The only thing was that my L260 was sharing a cave with a L066.....which freaked me out...but after checking....no sign of eggs. We are GOOD...for now.

But is it sad, that the first thing I did when I got home was to check on all of the fish instead of saying hi to the parents (oops) or go to the washroom...:/



but anywho, I am going to visit Luckys and north york BAs in a bit, so ill let you know if I come across any interesting finds.


----------



## Tropicana (Feb 15, 2009)

haha, no worries i did the same thing yesterday after i got back from a 3 day cottage trip. i found a new batch of fry waiting for me lol.


----------



## Hitch (Apr 26, 2009)

Tropicana said:


> haha, no worries i did the same thing yesterday after i got back from a 3 day cottage trip. i found a new batch of fry waiting for me lol.


lol...ooo congrats. I am guessing they are rams?


----------



## Tropicana (Feb 15, 2009)

haha yea got it hitch, they just became free swimming in the last hour. The parents are doing quite good at raising them so far. i estimated about 200 and i have 100 that are 10 days older. then 15 more that are 3 months old. looks like my survival rate has gone up a bit  lol. And before i left i sold all my African Cichlids to find 38 or so Dimidiochromis compressiceps fry too so now i have 80 of them total lol..


----------



## Ciddian (Mar 15, 2006)

LOL! I do the same thing when I go camping.. I cant go for long because I worry over the zoo.

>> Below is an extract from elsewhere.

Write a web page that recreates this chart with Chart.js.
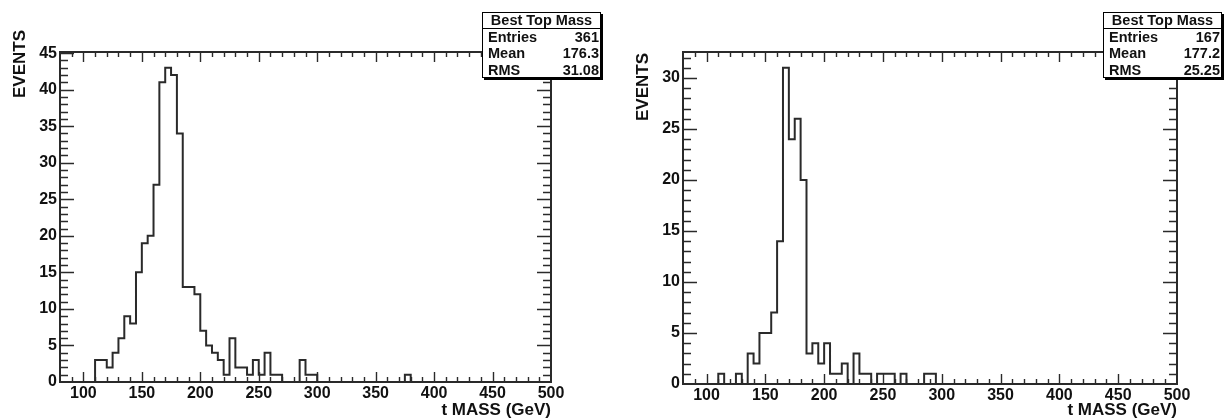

Happy to hear all went well


----------



## Hitch (Apr 26, 2009)

Tropicana said:


> haha yea got it hitch, they just became free swimming in the last hour. The parents are doing quite good at raising them so far. i estimated about 200 and i have 100 that are 10 days older. then 15 more that are 3 months old. looks like my survival rate has gone up a bit  lol. And before i left i sold all my African Cichlids to find 38 or so Dimidiochromis compressiceps fry too so now i have 80 of them total lol..

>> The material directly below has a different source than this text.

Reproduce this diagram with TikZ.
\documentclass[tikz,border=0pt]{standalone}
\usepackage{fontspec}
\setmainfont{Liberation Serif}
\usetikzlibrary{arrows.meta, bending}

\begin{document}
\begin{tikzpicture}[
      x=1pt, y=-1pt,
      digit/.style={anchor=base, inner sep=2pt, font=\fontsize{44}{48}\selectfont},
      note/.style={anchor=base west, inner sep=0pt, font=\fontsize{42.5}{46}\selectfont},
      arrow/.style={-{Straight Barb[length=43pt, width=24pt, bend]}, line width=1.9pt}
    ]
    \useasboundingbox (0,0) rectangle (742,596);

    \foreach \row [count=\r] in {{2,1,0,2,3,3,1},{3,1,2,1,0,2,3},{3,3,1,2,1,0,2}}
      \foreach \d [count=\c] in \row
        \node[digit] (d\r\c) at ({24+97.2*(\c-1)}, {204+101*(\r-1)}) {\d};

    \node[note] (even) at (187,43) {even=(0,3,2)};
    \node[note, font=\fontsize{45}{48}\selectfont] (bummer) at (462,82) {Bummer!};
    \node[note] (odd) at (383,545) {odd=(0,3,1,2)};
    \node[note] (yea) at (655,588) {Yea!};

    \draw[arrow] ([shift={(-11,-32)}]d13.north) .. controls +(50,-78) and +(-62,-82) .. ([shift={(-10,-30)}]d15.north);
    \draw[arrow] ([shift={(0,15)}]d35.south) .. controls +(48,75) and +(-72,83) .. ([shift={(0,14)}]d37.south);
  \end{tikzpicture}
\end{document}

Lol...wow you got your hands full.



Ciddian said:


> LOL! I do the same thing when I go camping.. I cant go for long because I worry over the zoo.
> 
> Happy to hear all went well


I love how highly we think of our pets compared to our loved ones....lol


----------



## Abner (Apr 7, 2009)

We are a strange bunch i agree...after driving from the cottage 3 hours on sundayfrom my 3 day trip first thing i did was check on my tanx( i fed them cuz they were all swarming the front glass figured they must be hungry) did a couple water changes then came on here where i got a deal on a coco worm from conix...which is doing fine for now gonna get some specialised food for him tomorrow. 
On a toally different note i may be thinking of giving up my venustus and going with some rams so i may be bothering soon tropicana u seem to be the expert on that.


----------



## Tropicana (Feb 15, 2009)

lol indeed Abner, i could give ya some info. just let me know what ya need .


----------



## Abner (Apr 7, 2009)

when i know hwo i want to do it ( most like some plants with the fish) i'll shoot u off a pm


----------



## Hitch (Apr 26, 2009)

Abner said:


> when i know hwo i want to do it ( most like some plants with the fish) i'll shoot u off a pm


lol...totally side note.....I love your sig.....


----------